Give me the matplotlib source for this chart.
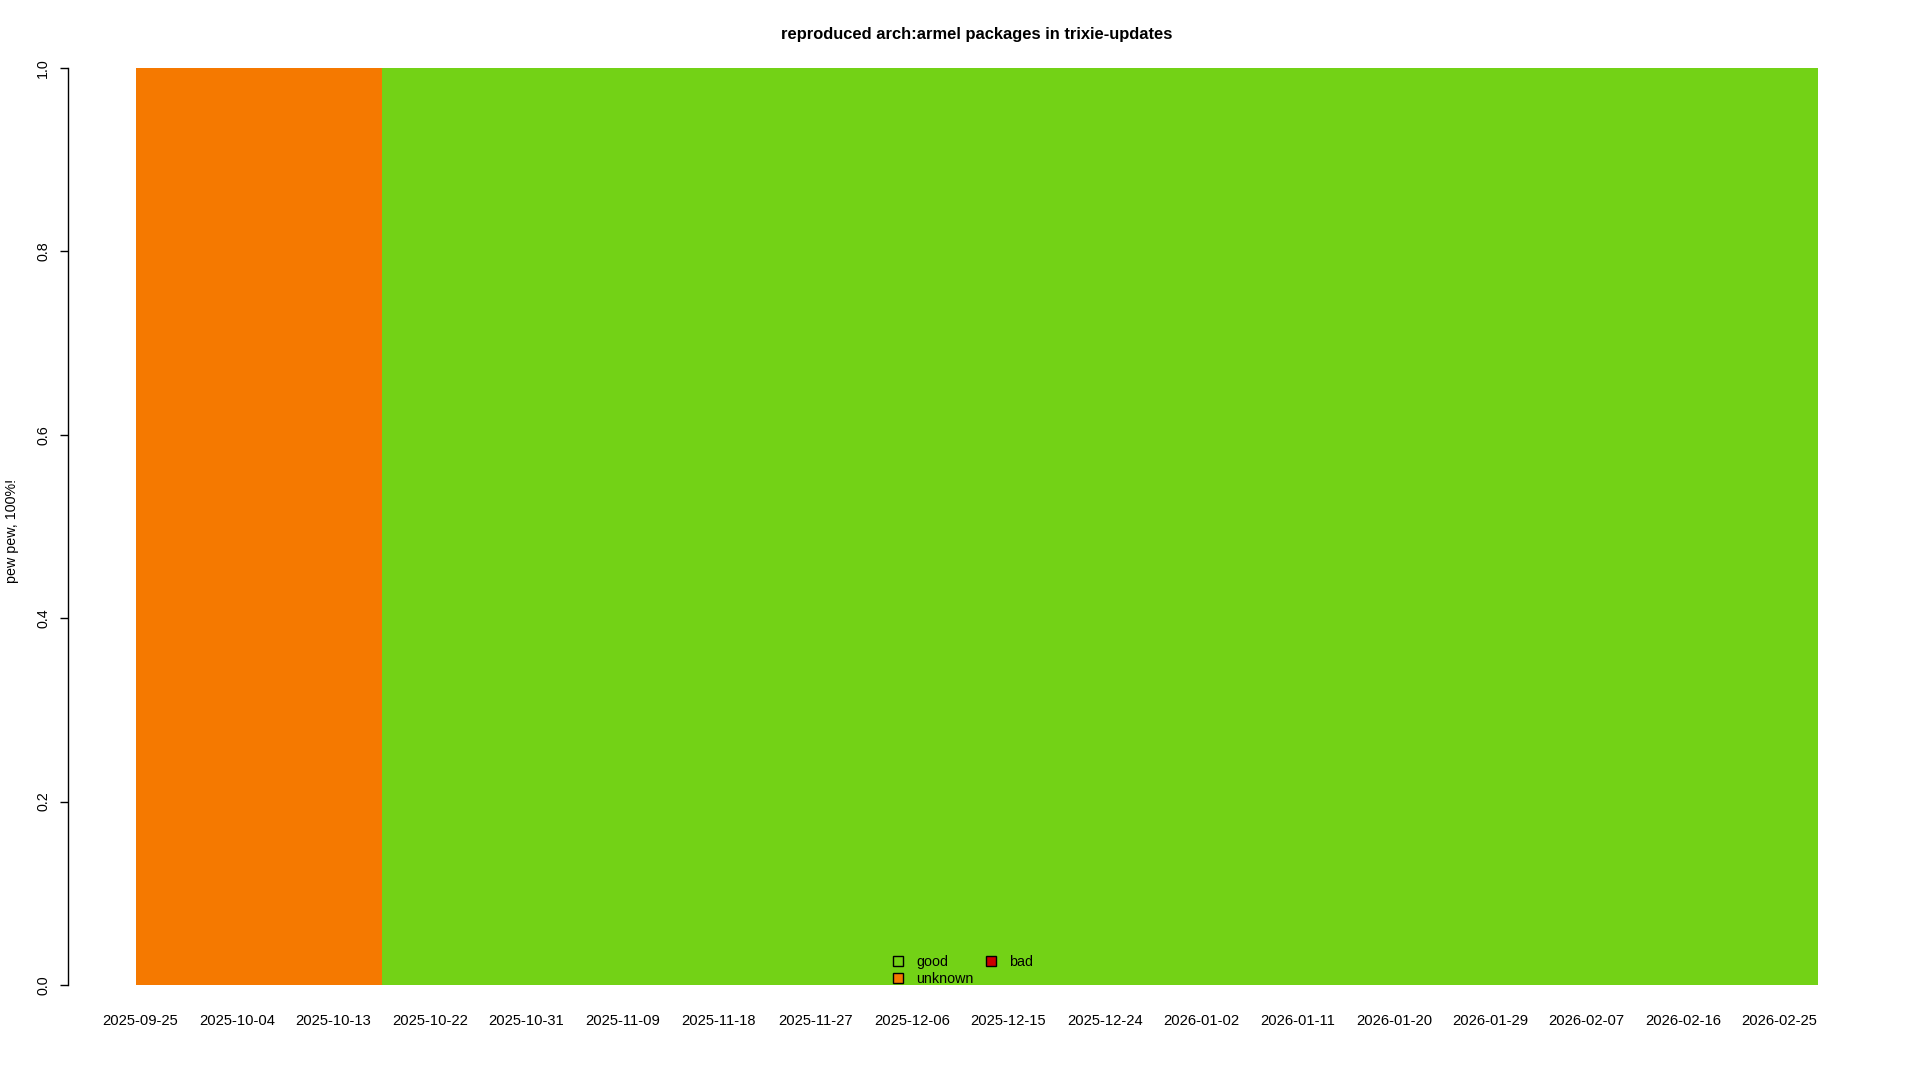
import matplotlib
matplotlib.use('Agg')
import matplotlib.pyplot as plt
import pandas as pd
from matplotlib.patches import Patch

plt.rcParams['font.family'] = ['Liberation Sans', 'DejaVu Sans']

# snapshot dates and share of packages per state (step-wise until next date)
dates = ['2025-09-25', '2025-10-18', '2026-03-01']
good = [0.0, 1.0, 1.0]
unknown = [1.0, 0.0, 0.0]
bad = [0.0, 0.0, 0.0]

tick_labels = ['2025-09-25', '2025-10-04', '2025-10-13', '2025-10-22', '2025-10-31',
               '2025-11-09', '2025-11-18', '2025-11-27', '2025-12-06', '2025-12-15',
               '2025-12-24', '2026-01-02', '2026-01-11', '2026-01-20', '2026-01-29',
               '2026-02-07', '2026-02-16', '2026-02-25']
y_ticks = [0.0, 0.2, 0.4, 0.6, 0.8, 1.0]

colors = {'good': '#73d216', 'unknown': '#f57900', 'bad': '#cc0000'}

x = pd.to_datetime(dates)
fig = plt.figure(figsize=(19.2, 10.8), dpi=100)
ax = fig.add_axes([136 / 1920, 1 - 985 / 1080, (1818 - 136) / 1920, (985 - 68) / 1080])

# stacked areas: good at bottom, then unknown, then bad
base = [0.0] * len(x)
for name, vals in [('good', good), ('unknown', unknown), ('bad', bad)]:
    top = [b + v for b, v in zip(base, vals)]
    ax.fill_between(x, base, top, step='post', color=colors[name], linewidth=0)
    base = top

ax.set_xlim(x[0], x[-1])
ax.set_ylim(0, 1)

# labels sit a little to the right of the day boundary, as in the original
ax.tick_params(axis='x', length=0, pad=21)
ax.set_xticks(pd.to_datetime(tick_labels) + pd.Timedelta(hours=10))
ax.set_xticklabels(tick_labels, fontsize=10.6)

# y tick marks from the axis, labels drawn rotated R-style
ax.set_yticks(y_ticks)
ax.tick_params(axis='y', length=8 * 0.72, width=1, labelleft=False)
for v in y_ticks:
    ax.text(-93 / 1682, v, '%.1f' % v, transform=ax.get_yaxis_transform(),
            rotation=90, ha='center', va='center', fontsize=10.3)

for side in ['top', 'right', 'bottom']:
    ax.spines[side].set_visible(False)
ax.spines['left'].set_position(('outward', 68 * 0.72))
ax.spines['left'].set_bounds(0, 1)
ax.spines['left'].set_linewidth(1)

fig.text(0.5 * (136 + 1818) / 1920, 1 - 34.5 / 1080,
         'reproduced arch:armel packages in trixie-updates',
         ha='center', va='center', fontsize=11.85, fontweight='bold')
fig.text(12 / 1920, 1 - 531 / 1080, 'pew pew, 100%!', rotation=90,
         ha='center', va='center', fontsize=10.3)

handles = [Patch(facecolor=colors['good'], edgecolor='black', linewidth=1),
           Patch(facecolor=colors['unknown'], edgecolor='black', linewidth=1),
           Patch(facecolor=colors['bad'], edgecolor='black', linewidth=1)]
fig.legend(handles, ['good', 'unknown', 'bad'], ncol=2, frameon=False,
           loc='upper left', bbox_to_anchor=(893 / 1920, 1 - 955 / 1080),
           fontsize=10.3, handlelength=0.7, handleheight=0.7, handletextpad=0.9,
           columnspacing=0.9, labelspacing=0.2, borderpad=0, borderaxespad=0)

fig.savefig('out.png', dpi=100)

**Directions for this task**
Every line from the top of the material above through the line with "bad = [0.0, 0.0, 0.0]" should be duplicated exactly, please; leave out the pictures.

**Solution for this problem**
Give me the matplotlib source for this chart.
import matplotlib
matplotlib.use('Agg')
import matplotlib.pyplot as plt
import pandas as pd
from matplotlib.patches import Patch

plt.rcParams['font.family'] = ['Liberation Sans', 'DejaVu Sans']

# snapshot dates and share of packages per state (step-wise until next date)
dates = ['2025-09-25', '2025-10-18', '2026-03-01']
good = [0.0, 1.0, 1.0]
unknown = [1.0, 0.0, 0.0]
bad = [0.0, 0.0, 0.0]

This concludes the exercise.